◆ Exercise instructions ◆
Select from the data all lines with the word "seaborn".

** BEGIN **

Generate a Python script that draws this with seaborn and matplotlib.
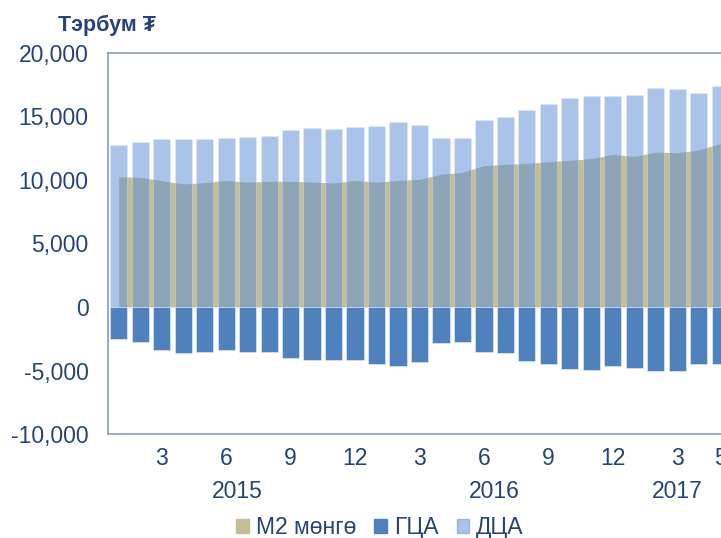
import numpy as np
import pandas as pd
import matplotlib
matplotlib.use("Agg")
import matplotlib.pyplot as plt
import seaborn as sns
from matplotlib.patches import Patch
from matplotlib.ticker import FuncFormatter
from matplotlib.transforms import blended_transform_factory

# ========== DATA ==========
# monthly, 2015-01 .. 2017-05
months = list(range(1, 13)) + list(range(1, 13)) + list(range(1, 6))
years = [2015] * 12 + [2016] * 12 + [2017] * 5

m2 = [10260, 10210, 9950, 9690, 9790, 9970, 9820, 9900, 9900, 9840, 9760, 9970,
      9820, 9970, 10050, 10450, 10600, 11130, 11230, 11310, 11440, 11550, 11680, 12020,
      11860, 12200, 12150, 12360, 12880]
dca = [12750, 12970, 13250, 13250, 13250, 13330, 13410, 13460, 13940, 14070, 13990, 14200,
       14280, 14570, 14330, 13330, 13330, 14720, 14930, 15510, 15960, 16460, 16610, 16610,
       16690, 17240, 17190, 16850, 17400]
gca = [-2520, -2780, -3390, -3650, -3520, -3390, -3570, -3570, -4020, -4170, -4170, -4170,
       -4460, -4620, -4300, -2860, -2730, -3570, -3650, -4250, -4460, -4910, -4990, -4620,
       -4830, -5040, -5040, -4460, -4460]

shown_months = [3, 6, 9, 12]
year_labels = ["2015", "2016", "2017"]
legend_labels = ["M2 мөнгө", "ГЦА", "ДЦА"]

# ========== STYLE ==========
KHAKI = "#C4BD97"
DARK_BLUE = "#4F81BD"
LIGHT_BLUE = "#5D90D4"
LIGHT_ALPHA = 0.53
TEXT = "#264478"
FRAME = "#8A9BB8"

sns.set_theme(style="white")
plt.rcParams["font.family"] = ["Liberation Sans", "DejaVu Sans"]

df = pd.DataFrame({"idx": range(len(months)), "month": months, "year": years,
                   "m2": m2, "dca": dca, "gca": gca})

fig = plt.figure(figsize=(7.21, 5.38), dpi=100)
# axes runs slightly past the right edge, like the cropped original
ax = fig.add_axes([0.1498, 0.1933, 0.864, 0.7082])

ax.fill_between(df["idx"], 0, df["m2"], color=KHAKI, lw=0, zorder=1)
sns.barplot(data=df, x="idx", y="dca", color=LIGHT_BLUE, alpha=LIGHT_ALPHA, width=0.8,
            saturation=1, edgecolor="#E8EEF8", linewidth=0.4, ax=ax, zorder=2)
sns.barplot(data=df, x="idx", y="gca", color=DARK_BLUE, width=0.8,
            saturation=1, edgecolor="#E8EEF8", linewidth=0.4, ax=ax, zorder=2)

ax.set_xlim(-0.5, len(months) - 0.5)
ax.set_ylim(-10000, 20000)
ax.set_yticks(range(-10000, 20001, 5000))
ax.yaxis.set_major_formatter(FuncFormatter(lambda v, p: f"{v:,.0f}"))

tick_pos = [i for i, m in enumerate(months) if m in shown_months or i == len(months) - 1]
ax.set_xticks(tick_pos)
ax.set_xticklabels([str(months[i]) for i in tick_pos])
ax.set_xlabel("")
ax.set_ylabel("")
ax.tick_params(axis="both", length=0, labelsize=16.5, labelcolor=TEXT)
ax.tick_params(axis="y", pad=14)
ax.tick_params(axis="x", pad=9)

for s in ax.spines.values():
    s.set_color(FRAME)
    s.set_linewidth(1.2)

# year labels centered under each year's months
trans = blended_transform_factory(ax.transData, ax.transAxes)
for yl in year_labels:
    pos = df.loc[df["year"] == int(yl), "idx"]
    ax.text(pos.mean(), -0.15, yl, transform=trans, ha="center", va="center",
            fontsize=16.5, color=TEXT)

fig.text(0.148, 0.953, "Тэрбум ₮", ha="center", va="center", fontsize=15.5,
         fontweight="bold", color=TEXT)

handles = [Patch(color=KHAKI), Patch(color=DARK_BLUE), Patch(color=LIGHT_BLUE, alpha=LIGHT_ALPHA)]
fig.legend(handles, legend_labels, loc="center", bbox_to_anchor=(0.527, 0.02), ncol=3,
           frameon=False, fontsize=16.5, labelcolor=TEXT, handlelength=0.55, handleheight=0.55,
           handletextpad=0.3, columnspacing=0.8)

fig.savefig("out.png", dpi=100)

** END **

◆ Correct result ◆
Generate a Python script that draws this with seaborn and matplotlib.
import seaborn as sns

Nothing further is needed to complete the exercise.